The essential point is not so much whether Oxford actually planned to commit treason with the Howards and run away with Ann, just talked about it, or was falsely accused of it, it’s that he was simply out of control.  The Court was not a comfortable setting for anyone, much less a high-strung artist with a need for large doses of nature, solitude, and privacy.  His popularity and emotional insecurity was driving him into wilder and greater extravagance in every direction.  As his friend Gilbert Talbot reported to his father, the Earl of Shrewsbury, Oxford was “lately grown into great credit . . . if it were not for his fickle head he would pass all of them shortly” (Read 2.130).

Stimulated to outdo himself in the late 1570s by the demands of Lord Chamberlain Sussex, now, with this sudden spell of free time, he has his first quantum leap to a new level of artistry.  The intense romanticism of Much Ado reflects his feelings for Ann at a time when he was deeply in love with her.  The clever repartée, if not an exact copy of their conversations, surely comes close, captured by Oxford as a way of preserving his delight in this first flush of excitement over having, at last, found the Real Thing.

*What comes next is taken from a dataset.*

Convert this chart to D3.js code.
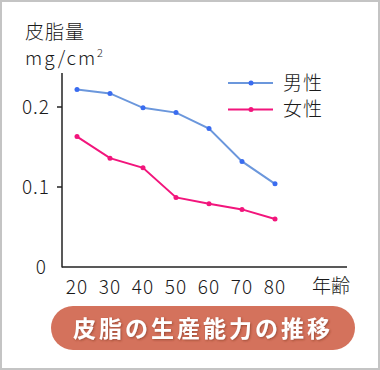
<!DOCTYPE html>
<html><head><meta charset="utf-8">
<script src="https://cdn.jsdelivr.net/npm/d3@7"></script>
<style>
html,body{margin:0;padding:0;background:#fff;}
svg{display:block;}
text{font-family:"Noto Sans CJK JP","Noto Sans",sans-serif;fill:#1a1a1a;}
.lt{font-weight:300;}
</style></head>
<body>
<script>
const ages = [20, 30, 40, 50, 60, 70, 80];
const male = [0.222, 0.217, 0.199, 0.193, 0.173, 0.132, 0.104];
const female = [0.163, 0.136, 0.124, 0.087, 0.079, 0.072, 0.060];
const yTicks = [0, 0.1, 0.2];
const yTickLabels = ["0", "0.1", "0.2"];
const seriesNames = ["男性", "女性"];
const colors = ["#6b97dc", "#f2157c"];
const dotColors = ["#3a6cf0", "#f2157c"];

const W = 380, H = 370;
const svg = d3.select("body").append("svg").attr("width", W).attr("height", H);
svg.append("rect").attr("x", 1).attr("y", 1).attr("width", W - 2).attr("height", H - 2)
  .attr("fill", "#fff").attr("stroke", "#c4c4c4").attr("stroke-width", 2);

const x = d3.scaleLinear().domain([20, 80]).range([77, 275]);
const y = d3.scaleLinear().domain([0, 0.2]).range([267, 107]);

// axes
svg.append("line").attr("x1", 62).attr("x2", 62).attr("y1", 73).attr("y2", 267.5)
  .attr("stroke", "#222").attr("stroke-width", 1.5);
svg.append("line").attr("x1", 62).attr("x2", 347).attr("y1", 267).attr("y2", 267)
  .attr("stroke", "#222").attr("stroke-width", 1.5);

yTicks.forEach((t, i) => {
  if (t > 0) svg.append("line").attr("x1", 57).attr("x2", 62).attr("y1", y(t)).attr("y2", y(t))
    .attr("stroke", "#222").attr("stroke-width", 1.5);
  svg.append("text").attr("class", "lt").attr("x", i === 0 ? 47 : 50).attr("y", y(t)).attr("dy", "0.36em")
    .attr("text-anchor", "end").attr("font-size", 19).attr("letter-spacing", 1).text(yTickLabels[i]);
});

ages.forEach(a => {
  svg.append("text").attr("class", "lt").attr("x", x(a)).attr("y", 294).attr("text-anchor", "middle")
    .attr("font-size", 19).attr("letter-spacing", 1).text(a);
});
svg.append("text").attr("class", "lt").attr("x", 312).attr("y", 293).attr("font-size", 19).text("年齢");

svg.append("text").attr("class", "lt").attr("x", 25).attr("y", 39).attr("font-size", 19).attr("letter-spacing", 1).text("皮脂量");
const unit = svg.append("text").attr("class", "lt").attr("x", 25).attr("y", 65).attr("font-size", 19).attr("letter-spacing", 2);
unit.append("tspan").text("mg/cm");
unit.append("tspan").attr("font-size", 11).attr("dy", -8).text("2");

const line = d3.line().x((d, i) => x(ages[i])).y(d => y(d));
[male, female].forEach((s, k) => {
  svg.append("path").attr("d", line(s)).attr("fill", "none")
    .attr("stroke", colors[k]).attr("stroke-width", 2);
  svg.selectAll(null).data(s).enter().append("circle")
    .attr("cx", (d, i) => x(ages[i])).attr("cy", d => y(d)).attr("r", 2.5)
    .attr("fill", dotColors[k]);
});

// legend
seriesNames.forEach((n, k) => {
  const ly = 83 + k * 26.5;
  svg.append("line").attr("x1", 228).attr("x2", 273).attr("y1", ly).attr("y2", ly)
    .attr("stroke", colors[k]).attr("stroke-width", 2);
  svg.append("circle").attr("cx", 251).attr("cy", ly).attr("r", 2.5).attr("fill", dotColors[k]);
  svg.append("text").attr("class", "lt").attr("x", 283).attr("y", ly).attr("dy", "0.36em").attr("font-size", 19)
    .attr("letter-spacing", 1).text(n);
});

// title pill
const defs = svg.append("defs");
const f = defs.append("filter").attr("id", "sh").attr("x", "-10%").attr("y", "-30%").attr("width", "120%").attr("height", "160%");
f.append("feDropShadow").attr("dx", 1).attr("dy", 1).attr("stdDeviation", 0.8).attr("flood-color", "#7a3020").attr("flood-opacity", 0.6);
svg.append("rect").attr("x", 51).attr("y", 306).attr("width", 304).attr("height", 44).attr("rx", 22)
  .attr("fill", "#d4725c");
svg.append("text").attr("x", 203).attr("y", 329).attr("dy", "0.36em").attr("text-anchor", "middle")
  .attr("font-size", 23).attr("font-weight", "bold").attr("letter-spacing", 3)
  .attr("filter", "url(#sh)").style("fill", "#fff").text("皮脂の生産能力の推移");
</script>
</body></html>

This dating of Much Ado is strengthened by the fact that the villain is named Don John.  Of course, as in all versions of the story of his breakup with Anne Cecil, the villain was Oxford’s cousin, Henry Howard, the most likely source of the rumors that caused the breakup of his marriage and the cruel defamation of his wife (or if not, certainly the one Oxford would come to blame).  Naming him Don John places the play well within the early ’80s time frame, for the great military hero of Lepanto, Don John of Austria, had only just died three years earlier, and with him his villainous conspiracy to overtop his brother, Philip II of Spain, by conquering England and marrying Elizabeth.  As the illegitimate son of Holy Roman Emperor Charles V, Don John was indeed a bastard, as Howard was not, but both were known to be bitterly envious of their more successful family members.

Cursed by some form of mood disorder that had him forever swinging from one extreme to another, it may be that following the disaster when Ann gave birth to his son in the Queen’s chamber, Oxford spent some time under the impression that she blamed him for having wrecked her life or that she was a typical “haggard hawk” whose professed love was simply a thing of the moment.  Forced to remain apart from him, both by the Queen, who must have made it clear to the young mother that she was under no circumstances to have anything to do with her vile seducer, and by her outraged family as well, he may in all ignorance have blamed her for keeping her distance.

But at some point the poem in which she so beautifully explains her predicament, and assures him that she will always love him best, would have come into his hands.  This would explain the anger with which he portrays Cressida in T&C, and the subsequent outpouring of love in his return to Romeo and Juliet.  Thus we have Oxford’s autobiographic account of his relationship with Ann Vavasor: from the dizzy excitement of their wooing in Much Ado; to the opposite extreme  in Troilus and Cressida, the suspicion that he’d been set up by some Court Pandarus with a trollop; to the heart’s relief of Romeo and Juliet, which draws so heavily on his self-exile and the street fights he was having at the time with Vavasor’s male relatives.

To write a one version of a personal situation, then follow it later, after further thought, with a different, even opposing, view in another play, is one of the ways in which we can track the timing of some of his works.  For instance, Pericles suggests that, in a dark moment, he actually believed that, while he was overseas, Burghley had impregnated his own daughter as a means of getting a Cecil heir––a wicked rumor, but one that it may have eased his conscience to believe.  We can see how his view of this situation changed over time, from Pericles to the version in Cymbeline, to the version in Alls Well, to the version in Much Ado, until it took its final tragic form in Hamlet and Othello.